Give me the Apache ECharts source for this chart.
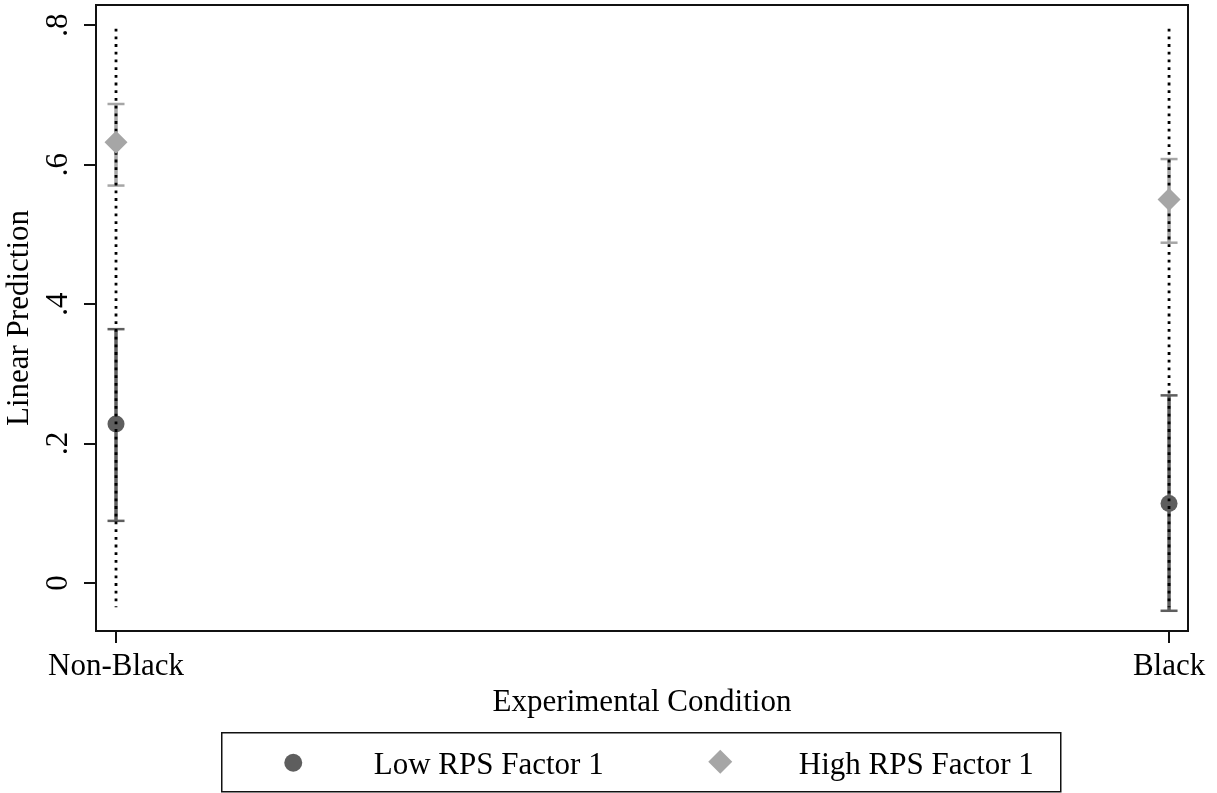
<!DOCTYPE html>
<html>
<head>
<meta charset="utf-8">
<script src="https://cdn.jsdelivr.net/npm/echarts@6/dist/echarts.min.js"></script>
<style>
  html, body { margin: 0; padding: 0; background: #fff; }
  #chart { width: 1217px; height: 793px; }
</style>
</head>
<body>
<div id="chart"></div>
<script>
// Experimental conditions (x positions 0 and 1)
const categories = ['Non-Black', 'Black'];
const seriesNames = ['Low RPS Factor 1', 'High RPS Factor 1'];

// Linear predictions with 95% confidence limits
const lowPred  = [0.228, 0.114];
const lowCILo  = [0.089, -0.040];
const lowCIHi  = [0.364, 0.269];
const highPred = [0.632, 0.550];
const highCILo = [0.570, 0.488];
const highCIHi = [0.687, 0.608];

// Dotted reference spikes at each condition
const spikeLo = [-0.035, -0.035];
const spikeHi = [0.795, 0.795];

// Y ticks
const yTicks = [0, 0.2, 0.4, 0.6, 0.8];

const FONT = '"Liberation Serif", "Times New Roman", serif';
const FS = 31;
const LOW_COLOR = '#5e5e5e';
const HIGH_COLOR = '#a6a6a6';

function rangeData(lo, hi) {
  return categories.map((c, i) => [i, lo[i], hi[i]]);
}

function ciRender(color) {
  return function (params, api) {
    const x = api.value(0);
    const a = api.coord([x, api.value(1)]);
    const b = api.coord([x, api.value(2)]);
    const cap = 8.5;
    return {
      type: 'group',
      children: [
        { type: 'line', shape: { x1: a[0], y1: a[1], x2: b[0], y2: b[1] },
          style: { stroke: color, lineWidth: 3.5 } },
        { type: 'line', shape: { x1: a[0] - cap, y1: a[1], x2: a[0] + cap, y2: a[1] },
          style: { stroke: color, lineWidth: 2.5 } },
        { type: 'line', shape: { x1: b[0] - cap, y1: b[1], x2: b[0] + cap, y2: b[1] },
          style: { stroke: color, lineWidth: 2.5 } }
      ]
    };
  };
}

function spikeRender(params, api) {
  const x = api.value(0);
  const top = api.coord([x, api.value(2)]);
  const bot = api.coord([x, api.value(1)]);
  return {
    type: 'line',
    shape: { x1: top[0], y1: top[1], x2: bot[0], y2: bot[1] },
    style: { stroke: '#000', lineWidth: 2.8, lineDash: [2.8, 4.9], lineCap: 'butt' }
  };
}

const chart = echarts.init(document.getElementById('chart'), null, { renderer: 'canvas' });

chart.setOption({
  animation: false,
  backgroundColor: '#fff',
  grid: {
    left: 96, right: 29, top: 5, bottom: 162,
    containLabel: false, outerBoundsMode: 'none',
    show: true, borderColor: '#111', borderWidth: 2, backgroundColor: '#fff'
  },
  xAxis: {
    type: 'value',
    min: -0.019, max: 1.018,
    name: 'Experimental Condition',
    nameLocation: 'middle',
    nameGap: 54,
    nameTextStyle: { fontFamily: FONT, fontSize: FS, color: '#000' },
    axisLine: { show: true, onZero: false, lineStyle: { color: '#111', width: 2 } },
    axisTick: { show: true, length: 12, customValues: [0, 1], lineStyle: { color: '#111', width: 2 } },
    axisLabel: {
      customValues: [0, 1], margin: 20,
      fontFamily: FONT, fontSize: FS, color: '#000',
      formatter: v => categories[Math.round(v)]
    },
    splitLine: { show: false }
  },
  yAxis: {
    type: 'value',
    min: -0.069, max: 0.829,
    name: 'Linear Prediction',
    nameLocation: 'middle',
    nameGap: 52,
    nameRotate: 90,
    nameTextStyle: { fontFamily: FONT, fontSize: FS, color: '#000' },
    axisLine: { show: true, onZero: false, lineStyle: { color: '#111', width: 2 } },
    axisTick: { show: true, length: 12, customValues: yTicks, lineStyle: { color: '#111', width: 2 } },
    axisLabel: {
      customValues: yTicks, rotate: 90, margin: 22,
      fontFamily: FONT, fontSize: FS, color: '#000',
      formatter: v => (v === 0 ? '0' : String(v).replace(/^0/, ''))
    },
    splitLine: { show: false }
  },
  series: [
    {
      name: seriesNames[0] + ' CI', type: 'custom', z: 2,
      renderItem: ciRender(LOW_COLOR), data: rangeData(lowCILo, lowCIHi)
    },
    {
      name: seriesNames[0], type: 'scatter', z: 3,
      symbol: 'circle', symbolSize: 17,
      itemStyle: { color: LOW_COLOR, opacity: 1 },
      data: categories.map((c, i) => [i, lowPred[i]])
    },
    {
      name: seriesNames[1] + ' CI', type: 'custom', z: 4,
      renderItem: ciRender(HIGH_COLOR), data: rangeData(highCILo, highCIHi)
    },
    {
      name: 'spike', type: 'custom', z: 5,
      renderItem: spikeRender, data: rangeData(spikeLo, spikeHi)
    },
    {
      name: seriesNames[1], type: 'scatter', z: 6,
      symbol: 'diamond', symbolSize: 23,
      itemStyle: { color: HIGH_COLOR, opacity: 1 },
      data: categories.map((c, i) => [i, highPred[i]])
    }
  ],
  graphic: [
    {
      type: 'group', left: 221, top: 732,
      children: [
        { type: 'rect', shape: { x: 0, y: 0, width: 839, height: 59 },
          style: { fill: '#fff', stroke: '#111', lineWidth: 1.5 } },
        { type: 'circle', shape: { cx: 71.5, cy: 30, r: 9 }, style: { fill: LOW_COLOR } },
        { type: 'text', x: 152, y: 33,
          style: { text: seriesNames[0], font: FS + 'px ' + FONT, fill: '#000', verticalAlign: 'middle' } },
        { type: 'polygon', shape: { points: [[498.5, 17], [510.5, 29], [498.5, 41], [486.5, 29]] },
          style: { fill: HIGH_COLOR } },
        { type: 'text', x: 577, y: 33,
          style: { text: seriesNames[1], font: FS + 'px ' + FONT, fill: '#000', verticalAlign: 'middle' } }
      ]
    }
  ]
});
</script>
</body>
</html>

#### TASK TO COMPLETE
Reproduce each line exactly, please, except for any pictures.

#### RESULT FOR THIS EXERCISE
Give me the Apache ECharts source for this chart.
<!DOCTYPE html>
<html>
<head>
<meta charset="utf-8">
<script src="https://cdn.jsdelivr.net/npm/echarts@6/dist/echarts.min.js"></script>
<style>
  html, body { margin: 0; padding: 0; background: #fff; }
  #chart { width: 1217px; height: 793px; }
</style>
</head>
<body>
<div id="chart"></div>
<script>
// Experimental conditions (x positions 0 and 1)
const categories = ['Non-Black', 'Black'];
const seriesNames = ['Low RPS Factor 1', 'High RPS Factor 1'];

// Linear predictions with 95% confidence limits
const lowPred  = [0.228, 0.114];
const lowCILo  = [0.089, -0.040];
const lowCIHi  = [0.364, 0.269];
const highPred = [0.632, 0.550];
const highCILo = [0.570, 0.488];
const highCIHi = [0.687, 0.608];

// Dotted reference spikes at each condition
const spikeLo = [-0.035, -0.035];
const spikeHi = [0.795, 0.795];

// Y ticks
const yTicks = [0, 0.2, 0.4, 0.6, 0.8];

const FONT = '"Liberation Serif", "Times New Roman", serif';
const FS = 31;
const LOW_COLOR = '#5e5e5e';
const HIGH_COLOR = '#a6a6a6';

function rangeData(lo, hi) {
  return categories.map((c, i) => [i, lo[i], hi[i]]);
}

function ciRender(color) {
  return function (params, api) {
    const x = api.value(0);
    const a = api.coord([x, api.value(1)]);
    const b = api.coord([x, api.value(2)]);
    const cap = 8.5;
    return {
      type: 'group',
      children: [
        { type: 'line', shape: { x1: a[0], y1: a[1], x2: b[0], y2: b[1] },
          style: { stroke: color, lineWidth: 3.5 } },
        { type: 'line', shape: { x1: a[0] - cap, y1: a[1], x2: a[0] + cap, y2: a[1] },
          style: { stroke: color, lineWidth: 2.5 } },
        { type: 'line', shape: { x1: b[0] - cap, y1: b[1], x2: b[0] + cap, y2: b[1] },
          style: { stroke: color, lineWidth: 2.5 } }
      ]
    };
  };
}

function spikeRender(params, api) {
  const x = api.value(0);
  const top = api.coord([x, api.value(2)]);
  const bot = api.coord([x, api.value(1)]);
  return {
    type: 'line',
    shape: { x1: top[0], y1: top[1], x2: bot[0], y2: bot[1] },
    style: { stroke: '#000', lineWidth: 2.8, lineDash: [2.8, 4.9], lineCap: 'butt' }
  };
}

const chart = echarts.init(document.getElementById('chart'), null, { renderer: 'canvas' });

chart.setOption({
  animation: false,
  backgroundColor: '#fff',
  grid: {
    left: 96, right: 29, top: 5, bottom: 162,
    containLabel: false, outerBoundsMode: 'none',
    show: true, borderColor: '#111', borderWidth: 2, backgroundColor: '#fff'
  },
  xAxis: {
    type: 'value',
    min: -0.019, max: 1.018,
    name: 'Experimental Condition',
    nameLocation: 'middle',
    nameGap: 54,
    nameTextStyle: { fontFamily: FONT, fontSize: FS, color: '#000' },
    axisLine: { show: true, onZero: false, lineStyle: { color: '#111', width: 2 } },
    axisTick: { show: true, length: 12, customValues: [0, 1], lineStyle: { color: '#111', width: 2 } },
    axisLabel: {
      customValues: [0, 1], margin: 20,
      fontFamily: FONT, fontSize: FS, color: '#000',
      formatter: v => categories[Math.round(v)]
    },
    splitLine: { show: false }
  },
  yAxis: {
    type: 'value',
    min: -0.069, max: 0.829,
    name: 'Linear Prediction',
    nameLocation: 'middle',
    nameGap: 52,
    nameRotate: 90,
    nameTextStyle: { fontFamily: FONT, fontSize: FS, color: '#000' },
    axisLine: { show: true, onZero: false, lineStyle: { color: '#111', width: 2 } },
    axisTick: { show: true, length: 12, customValues: yTicks, lineStyle: { color: '#111', width: 2 } },
    axisLabel: {
      customValues: yTicks, rotate: 90, margin: 22,
      fontFamily: FONT, fontSize: FS, color: '#000',
      formatter: v => (v === 0 ? '0' : String(v).replace(/^0/, ''))
    },
    splitLine: { show: false }
  },
  series: [
    {
      name: seriesNames[0] + ' CI', type: 'custom', z: 2,
      renderItem: ciRender(LOW_COLOR), data: rangeData(lowCILo, lowCIHi)
    },
    {
      name: seriesNames[0], type: 'scatter', z: 3,
      symbol: 'circle', symbolSize: 17,
      itemStyle: { color: LOW_COLOR, opacity: 1 },
      data: categories.map((c, i) => [i, lowPred[i]])
    },
    {
      name: seriesNames[1] + ' CI', type: 'custom', z: 4,
      renderItem: ciRender(HIGH_COLOR), data: rangeData(highCILo, highCIHi)
    },
    {
      name: 'spike', type: 'custom', z: 5,
      renderItem: spikeRender, data: rangeData(spikeLo, spikeHi)
    },
    {
      name: seriesNames[1], type: 'scatter', z: 6,
      symbol: 'diamond', symbolSize: 23,
      itemStyle: { color: HIGH_COLOR, opacity: 1 },
      data: categories.map((c, i) => [i, highPred[i]])
    }
  ],
  graphic: [
    {
      type: 'group', left: 221, top: 732,
      children: [
        { type: 'rect', shape: { x: 0, y: 0, width: 839, height: 59 },
          style: { fill: '#fff', stroke: '#111', lineWidth: 1.5 } },
        { type: 'circle', shape: { cx: 71.5, cy: 30, r: 9 }, style: { fill: LOW_COLOR } },
        { type: 'text', x: 152, y: 33,
          style: { text: seriesNames[0], font: FS + 'px ' + FONT, fill: '#000', verticalAlign: 'middle' } },
        { type: 'polygon', shape: { points: [[498.5, 17], [510.5, 29], [498.5, 41], [486.5, 29]] },
          style: { fill: HIGH_COLOR } },
        { type: 'text', x: 577, y: 33,
          style: { text: seriesNames[1], font: FS + 'px ' + FONT, fill: '#000', verticalAlign: 'middle' } }
      ]
    }
  ]
});
</script>
</body>
</html>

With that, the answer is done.